With every election cycle, there are those who claim that Iowa does not deserve the honor.
Our highly rural and mostly white population is not representative of the demographics of the rest of the country. A winner in Iowa does not necessarily win his or her party's nomination. Sometimes the complaint accompanies a warning that the privilege should be conditional on Iowa not supporting the "wrong" candidate in the caucuses.
In defense of Iowa's role, it makes sense to have the initial contests in relatively low-population states. This gives an opportunity for lesser known candidates to make a case to the voters directly and it provides voters in the states with high delegate numbers more time to evaluate the field.

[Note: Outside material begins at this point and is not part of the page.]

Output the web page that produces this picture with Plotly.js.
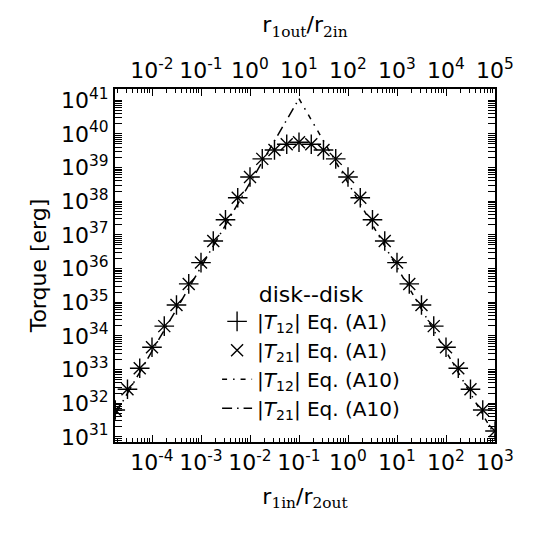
<!DOCTYPE html>
<html>
<head>
<meta charset="utf-8">
<script src="https://cdn.plot.ly/plotly-3.0.1.min.js"></script>
<style>
  html, body { margin: 0; padding: 0; background: #fff; }
  #plot { width: 540px; height: 540px; }
</style>
</head>
<body>
<div id="plot"></div>
<script>
// ratio r1in/r2out of the markers
var ratio = [1.78e-5, 3.16e-5, 5.62e-5, 1e-4, 1.78e-4, 3.16e-4, 5.62e-4, 1e-3,
  1.78e-3, 3.16e-3, 5.62e-3, 1e-2, 1.78e-2, 3.16e-2, 5.62e-2, 0.1,
  0.178, 0.316, 0.562, 1, 1.78, 3.16, 5.62, 10,
  17.8, 31.6, 56.2, 100, 178, 316, 562, 1000];

// torque, Eq. (A1)
var t12_a1 = [6.3e31, 2.6e32, 1.1e33, 4.6e33, 1.95e34, 8.3e34, 3.5e35, 1.5e36,
  6.6e36, 2.8e37, 1.26e38, 5.2e38, 1.8e39, 3.3e39, 4.9e39, 5.6e39,
  4.9e39, 3.3e39, 1.8e39, 5.2e38, 1.26e38, 2.8e37, 6.6e36, 1.5e36,
  3.5e35, 8.3e34, 1.95e34, 4.6e33, 1.1e33, 2.6e32, 6.3e31, 1.5e31];
var t21_a1 = t12_a1.slice();

// torque, Eq. (A10)
var ratio_a10_12 = [0.1, 1000];
var t12_a10 = [1.1e41, 1.1e31];
var ratio_a10_21 = [1.78e-5, 0.1];
var t21_a10 = [4.7e31, 1.1e41];

// tick labels
var xPowBottom = [-4, -3, -2, -1, 0, 1, 2, 3];
var xPowTop = [-2, -1, 0, 1, 2, 3, 4, 5];
var yPow = [31, 32, 33, 34, 35, 36, 37, 38, 39, 40, 41];

function majors(p) { return p.map(function (k) { return Math.pow(10, k); }); }
function labels(p) { return p.map(function (k) { return "10<sup>" + k + "</sup>"; }); }
function minors(lo, hi) {
  var v = [];
  for (var k = lo; k <= hi; k++) {
    for (var m = 2; m <= 9; m++) v.push(m * Math.pow(10, k));
  }
  return v;
}

var font = "DejaVu Sans";
var sub = function (s) {
  return "<sub><span style=\"font-family:'DejaVu Serif'\">" + s + "</span></sub>";
};

var common = {
  type: "log",
  showgrid: false,
  zeroline: false,
  showline: true,
  linecolor: "black",
  linewidth: 2,
  ticks: "inside",
  ticklen: 7,
  tickwidth: 1,
  tickcolor: "black",
  tickmode: "array",
  tickfont: { family: font, size: 22, color: "black" }
};
var minorStyle = { ticks: "inside", ticklen: 4, tickcolor: "black", tickwidth: 1 };

var traces = [
  {
    x: ratio, y: t12_a1, name: "|<i>T</i><sub>12</sub>| Eq. (A1)",
    mode: "markers", type: "scatter", legendgroup: "a",
    marker: { symbol: "cross-thin-open", size: 14, color: "black", line: { width: 1.4, color: "black" } }
  },
  {
    x: ratio, y: t21_a1, name: "|<i>T</i><sub>21</sub>| Eq. (A1)",
    mode: "markers", type: "scatter", legendgroup: "b",
    marker: { symbol: "x-thin-open", size: 12, color: "black", line: { width: 1.4, color: "black" } }
  },
  {
    x: ratio_a10_12, y: t12_a10, name: "|<i>T</i><sub>12</sub>| Eq. (A10)",
    mode: "lines", type: "scatter", legendgroup: "c",
    line: { color: "black", width: 1.5, dash: "5px,6px,1.5px,6px" }
  },
  {
    x: ratio_a10_21, y: t21_a10, name: "|<i>T</i><sub>21</sub>| Eq. (A10)",
    mode: "lines", type: "scatter", legendgroup: "d",
    line: { color: "black", width: 1.5, dash: "10px,5px,1.5px,5px" }
  },
  // empty trace so the top axis r1out/r2in gets drawn
  { x: [], y: [], xaxis: "x2", yaxis: "y", mode: "markers", type: "scatter", showlegend: false, hoverinfo: "skip" }
];

var layout = {
  width: 540, height: 540,
  margin: { l: 115, r: 45, t: 89, b: 98 },
  paper_bgcolor: "white", plot_bgcolor: "white",
  font: { family: font, color: "black" },
  showlegend: true,
  legend: {
    x: 0.516, xanchor: "center", y: 0.478, yanchor: "top",
    bgcolor: "rgba(0,0,0,0)",
    font: { family: font, size: 20, color: "black" },
    title: { text: "disk--disk", side: "top center", font: { family: font, size: 22 } },
    itemwidth: 30,
    traceorder: "grouped",
    tracegroupgap: 0
  },
  xaxis: Object.assign({}, common, {
    range: [-4.755, 3.0],
    tickvals: majors(xPowBottom), ticktext: labels(xPowBottom),
    minor: Object.assign({ tickvals: minors(-5, 2) }, minorStyle),
    title: { text: "r" + sub("1in") + "/r" + sub("2out"), font: { family: font, size: 22 }, standoff: 14 }
  }),
  xaxis2: Object.assign({}, common, {
    overlaying: "x", side: "top", anchor: "y",
    range: [-2.755, 5.0],
    tickvals: majors(xPowTop), ticktext: labels(xPowTop),
    minor: Object.assign({ tickvals: minors(-3, 4) }, minorStyle),
    title: { text: "r" + sub("1out") + "/r" + sub("2in"), font: { family: font, size: 22 }, standoff: 16 }
  }),
  yaxis: Object.assign({}, common, {
    range: [30.85, 41.33],
    mirror: "allticks",
    tickvals: majors(yPow), ticktext: labels(yPow),
    minor: Object.assign({ tickvals: minors(30, 41) }, minorStyle),
    title: { text: "Torque [erg]", font: { family: font, size: 22 }, standoff: 8 }
  })
};

Plotly.newPlot("plot", traces, layout, { displayModeBar: false, staticPlot: true });
</script>
</body>
</html>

However, if the privilege is taken away from us or if candidates decide to ignore Iowa in the future, we should simply accept that without anger or anxiety.
The economic benefit of the political activity in the state is minimal, especially in rural areas like Cherokee County. Even a top tier candidate coming through the county has little more impact than a few convenience store purchases.
Presidential candidates spend most of their advertising dollars on broadcast media, with very little spent on print media and approximately zero dollars spent at newspapers like the Chronicle Times.
Candidates are welcome to come to Iowa, but if they choose not to, that's OK too.